* **WHAT YOU ARE ASKED TO DO**
Output the lines exactly, from the one where "Write the Plotly code for this chart." appears through the one where "y_ticks = [0, 20, 40, 60, 80, 100]" appears. Images are left out.

* **THE DATA**
_ _ _ _ _

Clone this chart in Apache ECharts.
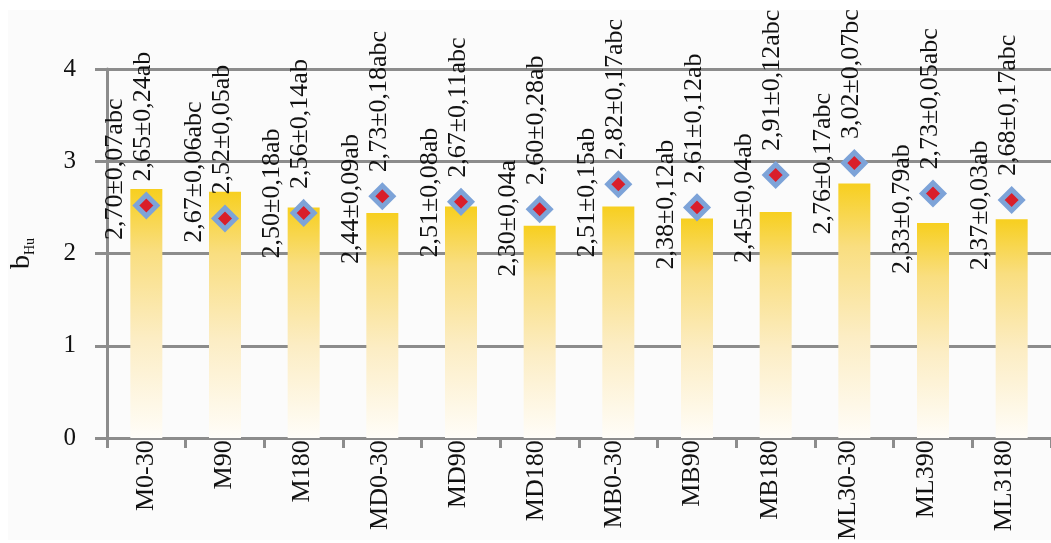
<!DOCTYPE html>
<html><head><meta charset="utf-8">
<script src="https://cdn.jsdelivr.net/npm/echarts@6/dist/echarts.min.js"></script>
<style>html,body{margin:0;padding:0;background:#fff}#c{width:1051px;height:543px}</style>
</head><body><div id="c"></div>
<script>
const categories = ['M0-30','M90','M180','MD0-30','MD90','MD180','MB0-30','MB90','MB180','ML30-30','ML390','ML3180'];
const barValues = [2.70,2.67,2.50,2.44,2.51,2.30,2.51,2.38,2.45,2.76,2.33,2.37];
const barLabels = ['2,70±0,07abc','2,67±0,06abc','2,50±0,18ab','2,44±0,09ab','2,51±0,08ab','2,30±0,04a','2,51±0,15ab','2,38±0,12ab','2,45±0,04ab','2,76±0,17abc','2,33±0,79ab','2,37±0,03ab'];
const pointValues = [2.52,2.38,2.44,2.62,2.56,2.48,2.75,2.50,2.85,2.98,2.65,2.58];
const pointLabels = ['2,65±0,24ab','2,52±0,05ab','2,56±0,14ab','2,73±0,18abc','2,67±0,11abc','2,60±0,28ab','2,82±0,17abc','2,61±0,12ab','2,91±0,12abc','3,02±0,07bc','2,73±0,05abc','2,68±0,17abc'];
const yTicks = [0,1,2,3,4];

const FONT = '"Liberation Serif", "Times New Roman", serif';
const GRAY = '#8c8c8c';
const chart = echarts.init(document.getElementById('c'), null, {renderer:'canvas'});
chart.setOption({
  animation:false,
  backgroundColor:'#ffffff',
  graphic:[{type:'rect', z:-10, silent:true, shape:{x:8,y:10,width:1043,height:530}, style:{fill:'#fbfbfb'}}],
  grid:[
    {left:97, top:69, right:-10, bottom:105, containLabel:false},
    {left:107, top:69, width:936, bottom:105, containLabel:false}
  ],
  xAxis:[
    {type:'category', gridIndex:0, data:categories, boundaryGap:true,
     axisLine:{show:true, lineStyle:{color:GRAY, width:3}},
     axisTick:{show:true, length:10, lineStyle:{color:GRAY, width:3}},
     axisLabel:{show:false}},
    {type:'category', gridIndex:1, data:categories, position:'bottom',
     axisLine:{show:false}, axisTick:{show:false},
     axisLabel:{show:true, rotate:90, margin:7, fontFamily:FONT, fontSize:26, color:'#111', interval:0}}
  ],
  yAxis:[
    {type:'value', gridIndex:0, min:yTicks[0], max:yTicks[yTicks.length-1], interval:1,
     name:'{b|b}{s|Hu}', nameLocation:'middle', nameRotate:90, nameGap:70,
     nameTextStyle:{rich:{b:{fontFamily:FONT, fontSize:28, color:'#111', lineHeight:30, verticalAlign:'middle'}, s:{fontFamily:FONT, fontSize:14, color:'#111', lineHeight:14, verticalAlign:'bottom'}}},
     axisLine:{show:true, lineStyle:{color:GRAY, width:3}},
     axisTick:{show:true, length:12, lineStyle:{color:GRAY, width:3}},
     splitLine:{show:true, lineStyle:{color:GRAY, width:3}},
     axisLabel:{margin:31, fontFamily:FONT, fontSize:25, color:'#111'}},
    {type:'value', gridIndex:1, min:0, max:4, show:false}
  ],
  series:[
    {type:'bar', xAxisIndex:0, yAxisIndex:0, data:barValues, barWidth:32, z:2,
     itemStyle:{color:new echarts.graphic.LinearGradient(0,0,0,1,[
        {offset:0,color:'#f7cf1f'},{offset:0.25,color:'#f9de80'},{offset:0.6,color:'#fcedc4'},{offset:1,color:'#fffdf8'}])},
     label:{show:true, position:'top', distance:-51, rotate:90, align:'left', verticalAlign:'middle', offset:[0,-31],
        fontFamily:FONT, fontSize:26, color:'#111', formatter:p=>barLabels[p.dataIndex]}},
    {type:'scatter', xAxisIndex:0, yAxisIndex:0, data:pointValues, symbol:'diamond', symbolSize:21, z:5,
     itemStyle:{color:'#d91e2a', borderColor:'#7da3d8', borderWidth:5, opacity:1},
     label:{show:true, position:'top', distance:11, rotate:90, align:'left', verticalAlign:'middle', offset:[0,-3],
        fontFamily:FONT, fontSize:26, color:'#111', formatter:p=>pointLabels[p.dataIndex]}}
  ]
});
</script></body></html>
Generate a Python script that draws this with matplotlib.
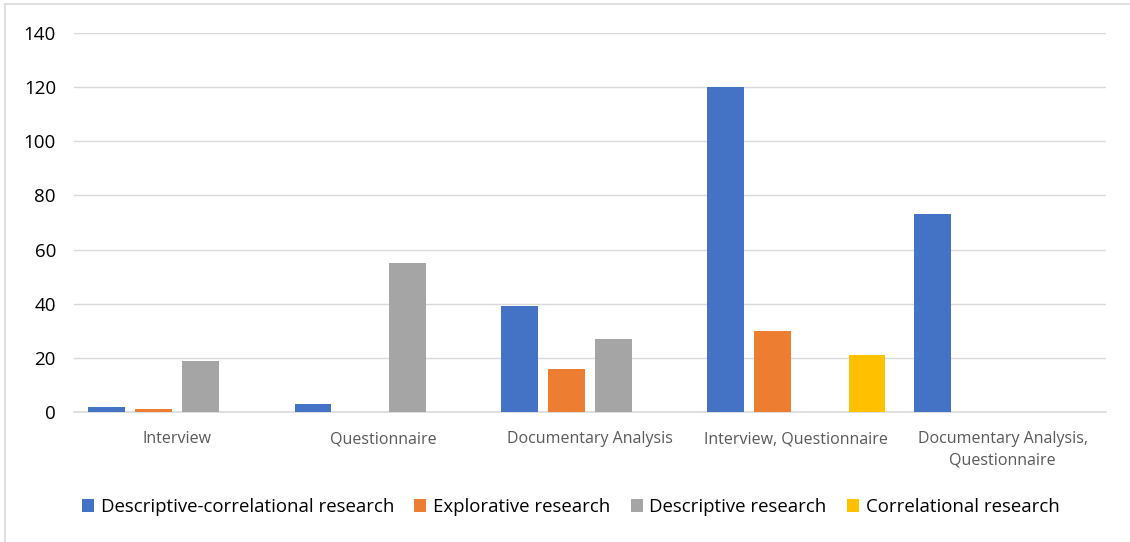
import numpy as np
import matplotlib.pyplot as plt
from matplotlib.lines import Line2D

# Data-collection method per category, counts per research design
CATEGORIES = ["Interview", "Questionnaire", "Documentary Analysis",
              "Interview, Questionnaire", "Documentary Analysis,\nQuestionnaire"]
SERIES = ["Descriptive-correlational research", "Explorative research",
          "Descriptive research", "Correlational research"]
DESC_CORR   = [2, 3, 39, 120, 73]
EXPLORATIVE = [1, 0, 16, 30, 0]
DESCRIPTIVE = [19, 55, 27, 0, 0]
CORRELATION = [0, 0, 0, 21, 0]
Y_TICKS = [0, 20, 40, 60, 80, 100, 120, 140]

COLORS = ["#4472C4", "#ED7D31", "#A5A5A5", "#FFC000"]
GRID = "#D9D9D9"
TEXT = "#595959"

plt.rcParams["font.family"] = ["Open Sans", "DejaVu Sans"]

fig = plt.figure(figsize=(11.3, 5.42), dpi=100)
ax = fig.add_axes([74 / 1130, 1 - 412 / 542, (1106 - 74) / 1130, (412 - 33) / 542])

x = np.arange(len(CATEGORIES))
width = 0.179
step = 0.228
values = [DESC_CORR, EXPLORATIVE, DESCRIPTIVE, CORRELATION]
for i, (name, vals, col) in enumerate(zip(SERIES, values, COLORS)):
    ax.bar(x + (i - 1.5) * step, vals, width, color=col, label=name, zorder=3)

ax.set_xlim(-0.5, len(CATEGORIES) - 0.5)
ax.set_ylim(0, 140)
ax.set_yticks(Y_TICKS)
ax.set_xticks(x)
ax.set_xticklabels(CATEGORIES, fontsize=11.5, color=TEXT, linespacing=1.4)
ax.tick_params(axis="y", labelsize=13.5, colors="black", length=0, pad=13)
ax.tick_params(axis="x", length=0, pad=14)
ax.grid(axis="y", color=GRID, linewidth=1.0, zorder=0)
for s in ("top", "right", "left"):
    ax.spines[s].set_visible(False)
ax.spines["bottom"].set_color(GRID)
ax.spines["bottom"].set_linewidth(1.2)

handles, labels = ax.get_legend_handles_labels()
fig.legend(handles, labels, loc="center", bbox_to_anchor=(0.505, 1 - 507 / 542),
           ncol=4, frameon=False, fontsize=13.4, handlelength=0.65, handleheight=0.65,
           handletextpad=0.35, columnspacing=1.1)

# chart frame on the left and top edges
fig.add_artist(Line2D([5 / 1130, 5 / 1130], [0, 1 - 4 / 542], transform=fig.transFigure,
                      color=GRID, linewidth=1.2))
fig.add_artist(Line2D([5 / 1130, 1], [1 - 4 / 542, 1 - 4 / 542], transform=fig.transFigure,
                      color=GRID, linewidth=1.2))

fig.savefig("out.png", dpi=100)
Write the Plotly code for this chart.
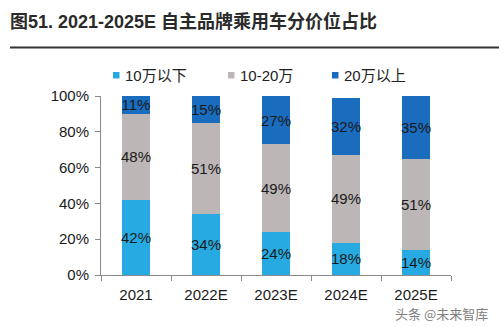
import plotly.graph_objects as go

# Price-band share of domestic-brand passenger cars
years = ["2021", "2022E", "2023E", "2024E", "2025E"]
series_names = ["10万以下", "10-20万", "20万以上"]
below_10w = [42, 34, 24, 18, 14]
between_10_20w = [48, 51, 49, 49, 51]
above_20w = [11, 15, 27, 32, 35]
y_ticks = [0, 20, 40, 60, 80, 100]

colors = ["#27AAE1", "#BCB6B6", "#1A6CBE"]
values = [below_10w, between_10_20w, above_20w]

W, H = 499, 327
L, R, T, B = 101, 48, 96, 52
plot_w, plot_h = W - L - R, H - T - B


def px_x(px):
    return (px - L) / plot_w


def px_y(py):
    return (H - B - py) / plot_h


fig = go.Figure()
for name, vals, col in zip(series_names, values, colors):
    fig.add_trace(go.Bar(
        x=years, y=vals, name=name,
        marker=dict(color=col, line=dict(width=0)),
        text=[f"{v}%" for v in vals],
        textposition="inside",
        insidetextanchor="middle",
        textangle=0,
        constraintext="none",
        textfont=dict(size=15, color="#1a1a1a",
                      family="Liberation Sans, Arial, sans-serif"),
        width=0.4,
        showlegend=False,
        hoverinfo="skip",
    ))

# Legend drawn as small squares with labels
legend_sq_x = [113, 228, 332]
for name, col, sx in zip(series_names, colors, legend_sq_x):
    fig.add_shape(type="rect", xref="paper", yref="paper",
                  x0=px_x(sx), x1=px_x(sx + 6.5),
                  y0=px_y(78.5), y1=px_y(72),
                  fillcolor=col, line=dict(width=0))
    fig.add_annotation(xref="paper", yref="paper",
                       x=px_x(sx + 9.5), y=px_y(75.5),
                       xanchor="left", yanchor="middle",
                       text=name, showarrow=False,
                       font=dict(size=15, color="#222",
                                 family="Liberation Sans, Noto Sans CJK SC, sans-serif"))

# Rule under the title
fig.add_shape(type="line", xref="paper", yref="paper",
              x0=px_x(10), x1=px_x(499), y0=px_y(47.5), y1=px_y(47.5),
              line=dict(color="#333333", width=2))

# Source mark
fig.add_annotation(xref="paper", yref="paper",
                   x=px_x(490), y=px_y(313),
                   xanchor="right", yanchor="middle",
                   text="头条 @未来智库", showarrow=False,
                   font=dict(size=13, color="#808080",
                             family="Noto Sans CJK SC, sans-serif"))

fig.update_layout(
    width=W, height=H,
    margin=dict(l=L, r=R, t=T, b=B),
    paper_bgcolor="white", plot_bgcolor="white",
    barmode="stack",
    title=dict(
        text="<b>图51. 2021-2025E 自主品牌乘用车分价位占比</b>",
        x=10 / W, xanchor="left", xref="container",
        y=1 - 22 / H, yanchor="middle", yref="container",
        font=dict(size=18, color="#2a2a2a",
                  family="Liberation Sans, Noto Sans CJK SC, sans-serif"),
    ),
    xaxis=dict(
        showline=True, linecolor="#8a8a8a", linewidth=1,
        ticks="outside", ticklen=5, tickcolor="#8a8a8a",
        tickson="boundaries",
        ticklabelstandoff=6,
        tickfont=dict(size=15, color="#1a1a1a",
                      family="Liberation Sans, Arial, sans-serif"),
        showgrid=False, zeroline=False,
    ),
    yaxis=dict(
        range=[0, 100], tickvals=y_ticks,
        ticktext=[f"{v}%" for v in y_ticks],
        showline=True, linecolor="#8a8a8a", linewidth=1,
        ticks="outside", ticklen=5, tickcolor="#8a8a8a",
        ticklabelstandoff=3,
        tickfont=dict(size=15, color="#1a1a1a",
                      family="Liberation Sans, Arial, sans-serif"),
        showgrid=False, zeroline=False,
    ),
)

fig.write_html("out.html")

_ _ _ _ _

* **TASK RESULT**
Write the Plotly code for this chart.
import plotly.graph_objects as go

# Price-band share of domestic-brand passenger cars
years = ["2021", "2022E", "2023E", "2024E", "2025E"]
series_names = ["10万以下", "10-20万", "20万以上"]
below_10w = [42, 34, 24, 18, 14]
between_10_20w = [48, 51, 49, 49, 51]
above_20w = [11, 15, 27, 32, 35]
y_ticks = [0, 20, 40, 60, 80, 100]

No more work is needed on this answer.